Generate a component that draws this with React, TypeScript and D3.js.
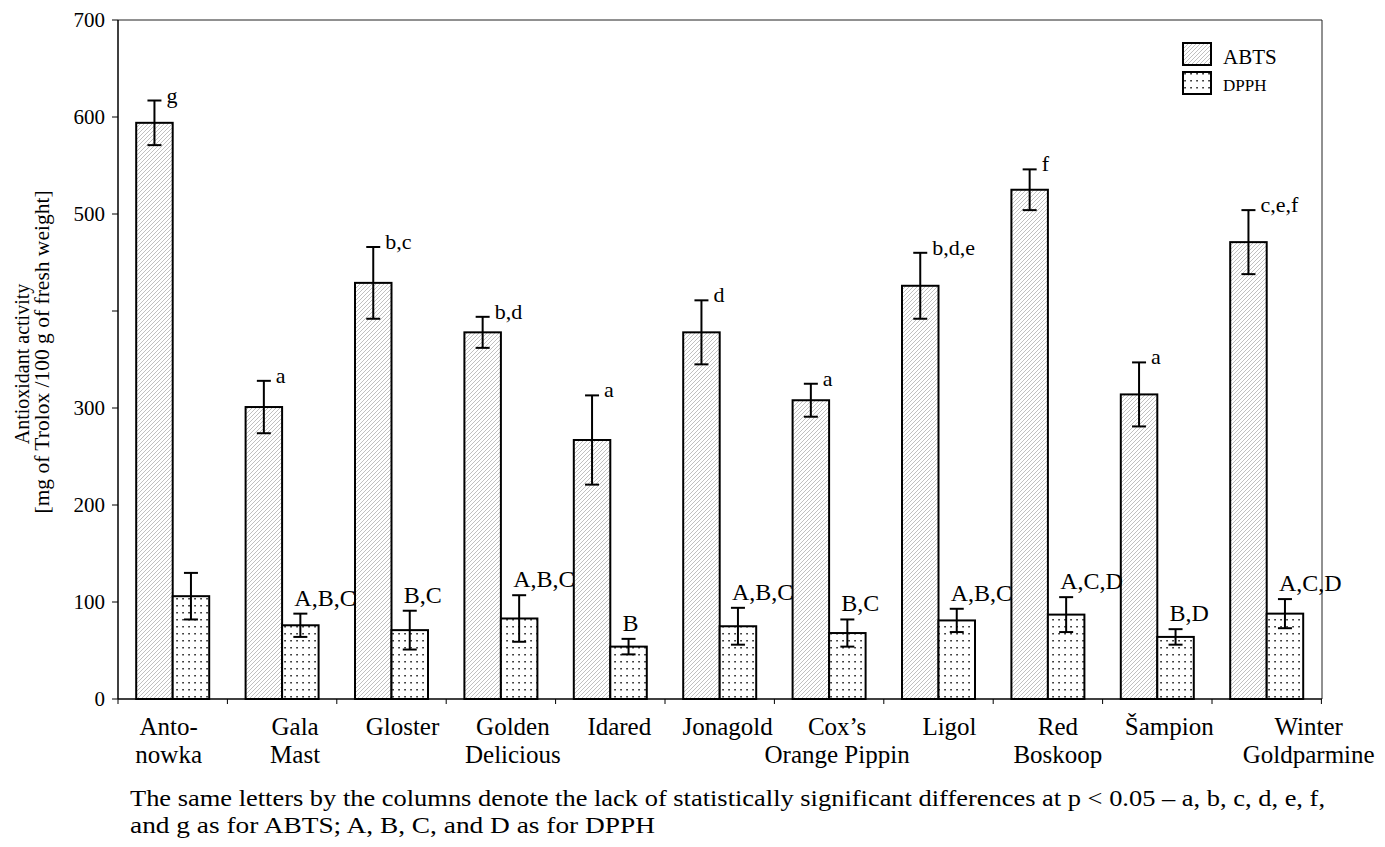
import React from "react";
import * as d3 from "d3";

const categoryLabels: string[][] = [
  ["Anto-", "nowka"],
  ["Gala", "Mast"],
  ["Gloster"],
  ["Golden", "Delicious"],
  ["Idared"],
  ["Jonagold"],
  ["Cox’s", "Orange Pippin"],
  ["Ligol"],
  ["Red", "Boskoop"],
  ["Šampion"],
  ["Winter", "Goldparmine"],
];
const abtsValues = [594, 301, 429, 378, 267, 378, 308, 426, 525, 314, 471];
const abtsErrors = [23, 27, 37, 16, 46, 33, 17, 34, 21, 33, 33];
const dpphValues = [106, 76, 71, 83, 54, 75, 68, 81, 87, 64, 88];
const dpphErrors = [24, 12, 20, 24, 8, 19, 14, 12, 18, 8, 15];
const abtsLetters = ["g", "a", "b,c", "b,d", "a", "d", "a", "b,d,e", "f", "a", "c,e,f"];
const dpphLetters = ["", "A,B,C", "B,C", "A,B,C", "B", "A,B,C", "B,C", "A,B,C", "A,C,D", "B,D", "A,C,D"];
const yTickValues = [0, 100, 200, 300, 400, 500, 600, 700];
const yTickLabels = ["0", "100", "200", "300", "", "500", "600", "700"];
const seriesNames = ["ABTS", "DPPH"];
const yTitleLines = ["Antioxidant activity", "[mg of Trolox /100 g of fresh weight]"];
const footnoteLines = [
  "The same letters by the columns denote the lack of statistically significant differences at p < 0.05 – a, b, c, d, e, f,",
  "and g as for ABTS; A, B, C, and D as for DPPH",
];

// layout-only nudges for the category captions (horizontal, px)
const captionNudge = [-4, 13, 11, 12, 9, 8, 8, 11, 10, 12, 42];

const W = 1385;
const H = 847;
const left = 118;
const right = 1321.4;
const top = 20;
const bottom = 699;
const FONT = "'Liberation Serif', 'Times New Roman', serif";

export default function App() {
  const x = d3
    .scaleBand<number>()
    .domain(d3.range(categoryLabels.length))
    .range([left, right])
    .padding(0);
  const y = d3.scaleLinear().domain([0, 700]).range([bottom, top]);
  const barW = 36.5;
  const cap = 7;

  const bars = categoryLabels.map((_, i) => {
    const c = (x(i) as number) + x.bandwidth() / 2;
    return { i, c };
  });

  return (
    <svg
      width={W}
      height={H}
      style={{ position: "absolute", left: 0, top: 0, background: "#fff" }}
      fontFamily={FONT}
    >
      <defs>
        <pattern id="hatch" patternUnits="userSpaceOnUse" width="4" height="4">
          <rect width="4" height="4" fill="#fff" />
          <path d="M0,4 L4,0 M-1,1 L1,-1 M3,5 L5,3" stroke="#b0b0b0" strokeWidth="0.8" />
        </pattern>
        <pattern id="dots" patternUnits="userSpaceOnUse" width="6" height="7">
          <rect width="6" height="7" fill="#fff" />
          <rect x="2.3" y="3" width="1.5" height="1.5" fill="#111" />
        </pattern>
      </defs>
      <rect width={W} height={H} fill="#fff" />

      {/* frame */}
      <line x1={left} x2={right + 0.6} y1={top} y2={top} stroke="#222" strokeWidth={1} />
      <line x1={right + 0.6} x2={right + 0.6} y1={top} y2={bottom} stroke="#222" strokeWidth={1} />

      {/* bars */}
      {bars.map(({ i, c }) => {
        const ya = y(abtsValues[i]);
        const yd = y(dpphValues[i]);
        return (
          <g key={i}>
            <rect x={c - barW} y={ya} width={barW} height={bottom - ya} fill="url(#hatch)" stroke="#000" strokeWidth={2} />
            <rect x={c} y={yd} width={barW} height={bottom - yd} fill="url(#dots)" stroke="#000" strokeWidth={2} />
          </g>
        );
      })}

      {/* error bars */}
      {bars.map(({ i, c }) => {
        const ca = c - barW / 2;
        const cd = c + barW / 2;
        const a1 = y(abtsValues[i] + abtsErrors[i]);
        const a0 = y(abtsValues[i] - abtsErrors[i]);
        const d1 = y(dpphValues[i] + dpphErrors[i]);
        const d0 = y(dpphValues[i] - dpphErrors[i]);
        return (
          <g key={"e" + i} stroke="#000" strokeWidth={2}>
            <line x1={ca} x2={ca} y1={a1} y2={a0} />
            <line x1={ca - cap} x2={ca + cap} y1={a1} y2={a1} />
            <line x1={ca - cap} x2={ca + cap} y1={a0} y2={a0} />
            <line x1={cd} x2={cd} y1={d1} y2={d0} />
            <line x1={cd - cap} x2={cd + cap} y1={d1} y2={d1} />
            <line x1={cd - cap} x2={cd + cap} y1={d0} y2={d0} />
          </g>
        );
      })}

      {/* significance letters */}
      {bars.map(({ i, c }) => {
        const ca = c - barW / 2;
        const cd = c + barW / 2;
        const a1 = y(abtsValues[i] + abtsErrors[i]);
        const d1 = y(dpphValues[i] + dpphErrors[i]);
        return (
          <g key={"l" + i}>
            <text x={ca + 12} y={a1 + 2} fontSize={22} fill="#000">
              {abtsLetters[i]}
            </text>
            {dpphLetters[i] && (
              <text x={cd - 6} y={d1 - 8} fontSize={24} fill="#000">
                {dpphLetters[i]}
              </text>
            )}
          </g>
        );
      })}

      {/* y axis */}
      <line x1={left} x2={left} y1={top} y2={bottom} stroke="#000" strokeWidth={1.5} />
      {yTickValues.map((v, k) => (
        <g key={"yt" + v}>
          <line x1={left - 6} x2={left} y1={y(v)} y2={y(v)} stroke="#000" strokeWidth={1} />
          <text x={left - 13} y={y(v)} dy="0.35em" textAnchor="end" fontSize={21} fill="#000">
            {yTickLabels[k]}
          </text>
        </g>
      ))}

      {/* x axis */}
      <line x1={left} x2={right + 0.6} y1={bottom} y2={bottom} stroke="#000" strokeWidth={1.5} />
      {d3.range(categoryLabels.length + 1).map((k) => {
        const xx = k < categoryLabels.length ? (x(k) as number) : right;
        return <line key={"xt" + k} x1={xx} x2={xx} y1={bottom} y2={bottom + 5} stroke="#000" strokeWidth={1} />;
      })}
      {bars.map(({ i, c }) => (
        <text key={"xl" + i} y={735} textAnchor="middle" fontSize={25} fill="#000">
          {categoryLabels[i].map((ln, j) => (
            <tspan key={j} x={c + captionNudge[i]} dy={j === 0 ? 0 : 28}>
              {ln}
            </tspan>
          ))}
        </text>
      ))}

      {/* y title */}
      <g transform={`translate(29, 352) rotate(-90)`}>
        <text x={-12} textAnchor="middle" fontSize={20} fill="#000">
          {yTitleLines[0]}
        </text>
        <text y={20} textAnchor="middle" fontSize={21.5} fill="#000">
          {yTitleLines[1]}
        </text>
      </g>

      {/* legend */}
      <rect x={1183} y={43} width={28} height={22} fill="url(#hatch)" stroke="#000" strokeWidth={2} />
      <text x={1223} y={64} fontSize={21} fill="#000">
        {seriesNames[0]}
      </text>
      <rect x={1183} y={72} width={28} height={22} fill="url(#dots)" stroke="#000" strokeWidth={2} />
      <text x={1223} y={91} fontSize={17} fill="#000">
        {seriesNames[1]}
      </text>

      {/* footnote */}
      <text x={130} y={806} fontSize={23} fill="#000" textLength={1195} lengthAdjust="spacingAndGlyphs">
        {footnoteLines[0]}
      </text>
      <text x={130} y={833} fontSize={23} fill="#000" textLength={525} lengthAdjust="spacingAndGlyphs">
        {footnoteLines[1]}
      </text>
    </svg>
  );
}
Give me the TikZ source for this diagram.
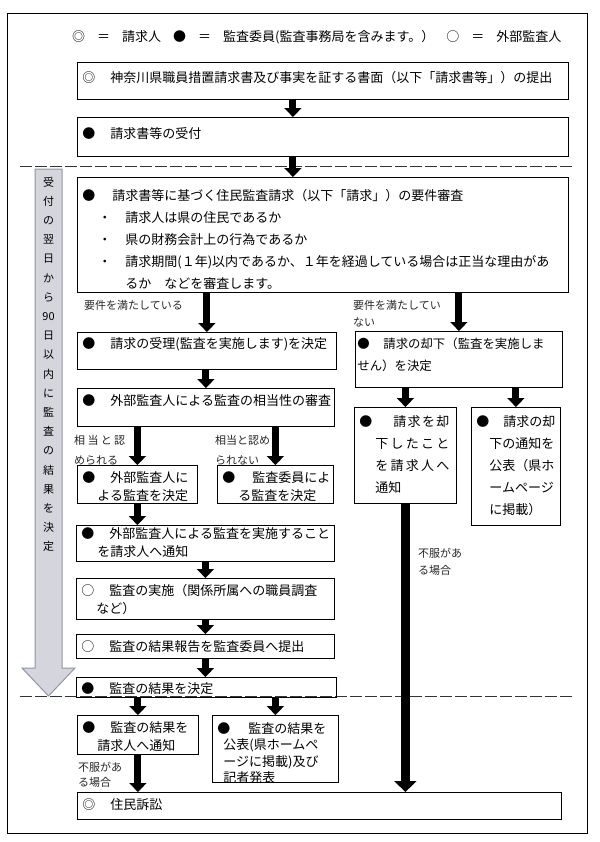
\documentclass[tikz,border=0pt]{standalone}
\usepackage{fontspec}
\setmainfont{Noto Sans CJK JP}
\usetikzlibrary{arrows.meta}
\definecolor{sidefill}{RGB}{212,214,219}
\definecolor{sideline}{RGB}{140,150,168}
\newcommand\leadmark[2][28bp]{\makebox[#1][l]{#2}}
\newcommand\boxfont{\fontsize{13bp}{18bp}\selectfont}
\newcommand\widefont{\fontsize{13bp}{22bp}\selectfont}
\newcommand\notefont{\fontsize{11bp}{17bp}\selectfont}
\newcommand\keygap{\hspace{12bp}}

\begin{document}
\begin{tikzpicture}[x=1bp,y=-1bp,
	box/.code n args={3}{\pgfmathsetlengthmacro\boxtw{(#1-10)*1bp}\pgfmathsetlengthmacro\boxth{#3*1bp}\pgfmathsetlengthmacro\boxtd{(#2-#3)*1bp}\tikzset{draw,line width=0.8bp,anchor=north west,inner xsep=5bp,inner ysep=0pt,text width=\boxtw,text height=\boxth,text depth=\boxtd,align=left,font=\boxfont}},
	note/.style={anchor=base west,inner sep=0pt,align=left,text width=#1,font=\notefont,text=black!85},
	flow/.style={line width=7bp,-{Triangle[width=17bp,length=9bp]}},
	longflow/.style={line width=9bp,-{Triangle[width=22bp,length=11bp]}},
	divider/.style={line width=0.6bp,black!80,dash pattern=on 12bp off 3bp},
	sidearrow/.style={fill=sidefill,draw=sideline,line width=1bp},
	period/.style={anchor=base,inner sep=0pt,align=center,text width=20bp,font=\fontsize{11bp}{19.2bp}\selectfont}]
		\useasboundingbox (0,0) rectangle (600,842);
		\draw[line width=0.8bp] (7,13) rectangle (587,833);
		% key to the marks
		\node[anchor=base west,inner sep=0pt,font=\boxfont] (key) at (72,41.5) {◎\keygap ＝\keygap 請求人\keygap ●\keygap ＝\keygap 監査委員(監査事務局を含みます。）\keygap ○\keygap ＝\keygap 外部監査人};
		% time limit
		\draw[sidearrow] (35,169) -- (62,169) -- (62,668) -- (75,668) -- (48.5,696) -- (22,668) -- (35,668) -- cycle;
		\node[period] (period) at (48.5,186) {受\\付\\の\\翌\\日\\か\\ら\\90\\日\\以\\内\\に\\監\\査\\の\\結\\果\\を\\決\\定};
		\draw[divider] (20,166) -- (575,166);
		\draw[divider] (20,696) -- (575,696);
		% steps
		\node[box={491}{37}{20}] (submit) at (77,62) {\leadmark{◎}神奈川県職員措置請求書及び事実を証する書面（以下「請求書等」）の提出};
		\node[box={491}{39}{21}] (receive) at (77,117) {\leadmark{●}請求書等の受付};
		\node[box={491}{115}{23},font=\widefont] (check) at (77,177) {\leadmark[30bp]{●}請求書等に基づく住民監査請求（以下「請求」）の要件審査\\
			\hspace*{16bp}\leadmark[27bp]{・}請求人は県の住民であるか\\
			\hspace*{16bp}\leadmark[27bp]{・}県の財務会計上の行為であるか\\
			\hspace*{16bp}\leadmark[27bp]{・}請求期間(１年)以内であるか、１年を経過している場合は正当な理由があ\\
			\hspace*{43bp}るか　などを審査します。};
		\node[box={259}{37}{16}] (accept) at (77,332) {\leadmark{●}請求の受理(監査を実施します)を決定};
		\node[box={257}{38}{17}] (review) at (77,388) {\leadmark{●}外部監査人による監査の相当性の審査};
		\node[box={120}{38}{17}] (external) at (77,465) {\leadmark{●}外部監査人に\\\hspace*{15bp}よる監査を決定};
		\node[box={116}{38}{17}] (committee) at (217,465) {\leadmark[30bp]{●}監査委員によ\\\hspace*{16bp}る監査を決定};
		\node[box={258}{36}{13}] (inform) at (76,525) {\leadmark{●}外部監査人による監査を実施すること\\\hspace*{16bp}を請求人へ通知};
		\node[box={258}{41}{17}] (audit) at (76,578) {\leadmark{○}監査の実施（関係所属への職員調査\\\hspace*{15bp}など）};
		\node[box={258}{24}{17}] (report) at (76,634) {\leadmark{○}監査の結果報告を監査委員へ提出};
		\node[box={260}{20}{16}] (decide) at (76,677) {\leadmark{●}監査の結果を決定};
		\node[box={121}{39}{17}] (notify) at (77,715) {\leadmark{●}監査の結果を\\\hspace*{15bp}請求人へ通知};
		\node[box={126}{67}{18},font=\fontsize{13bp}{16.5bp}\selectfont] (publish) at (212,715) {\leadmark[31bp]{●}監査の結果を\\\hspace*{6bp}公表(県ホームペ\\\hspace*{6bp}ージに掲載)及び\\\hspace*{6bp}記者発表};
		\node[box={484}{27}{17}] (suit) at (77,792) {\leadmark{◎}住民訴訟};
		\node[box={207}{56}{17},font=\fontsize{12.4bp}{22bp}\selectfont] (reject) at (355,331) {\hspace*{-3bp}\leadmark[26bp]{●}請求の却下（監査を実施しま\\\hspace*{-3bp}せん）を決定};
		\node[box={102}{96}{19},font=\widefont] (rejnotify) at (354,407) {\leadmark[34bp]{●}\makebox[56bp]{請\hfill 求\hfill を\hfill 却}\\
			\hspace*{16bp}\makebox[74bp]{下\hfill し\hfill た\hfill こ\hfill と}\\
			\hspace*{16bp}\makebox[74bp]{を\hfill 請\hfill 求\hfill 人\hfill へ}\\
			\hspace*{16bp}通知};
		\node[box={89}{118}{19},font=\widefont] (rejpublish) at (471,407) {\leadmark[27bp]{●}請求の却\\\hspace*{13bp}下の通知を\\\hspace*{13bp}公表（県ホ\\\hspace*{13bp}ームページ\\\hspace*{13bp}に掲載）};
		% conditions
		\node[note=110bp] (met) at (84,309) {要件を満たしている};
		\node[note=100bp] (unmet) at (353,309) {要件を満たしてい\\ない};
		\node[note=52bp,font=\fontsize{11bp}{20bp}\selectfont] (fit) at (74,444) {\makebox[51bp]{相\hfill 当\hfill と\hfill 認}\\められる};
		\node[note=60bp,font=\fontsize{11bp}{20bp}\selectfont] (unfit) at (215,444) {相当と認め\\られない};
		\node[note=50bp] (objectR) at (418,557) {不服があ\\る場合};
		\node[note=50bp,font=\fontsize{11bp}{15bp}\selectfont] (objectL) at (78,771) {不服があ\\る場合};
		% arrows
		\path[flow]
		([xshift=-30bp]submit.south) edge ([xshift=-30bp]receive.north)
		([xshift=-30bp]receive.south) edge ([xshift=-30bp]check.north)
		(check.south -| accept.north) edge (accept.north)
		(check.south -| reject.north) edge (reject.north)
		(accept.south -| review.north) edge (review.north)
		(review.south -| external.north) edge (external.north)
		(review.south -| committee.north) edge (committee.north)
		(external.south) edge (external.south |- inform.north)
		(inform.south) edge (audit.north)
		(audit.south) edge (report.north)
		(report.south) edge (report.south |- decide.north)
		(decide.south -| notify.north) edge (notify.north)
		(decide.south -| publish.north) edge (publish.north)
		(notify.south) edge (notify.south |- suit.north)
		(reject.south -| rejnotify.north) edge (rejnotify.north)
		(reject.south -| rejpublish.north) edge (rejpublish.north);
		\path[longflow] (rejnotify.south) edge (rejnotify.south |- suit.north);
		\end{tikzpicture}
\end{document}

.....

What the exercise asks -> Write down every line from the opening of the listing to the line with "import * as", both included, and nothing else; the pictures are omitted.

Complete output ->
Generate a component that draws this with React, TypeScript and D3.js.
import React from "react";
import * as d3 from "d3";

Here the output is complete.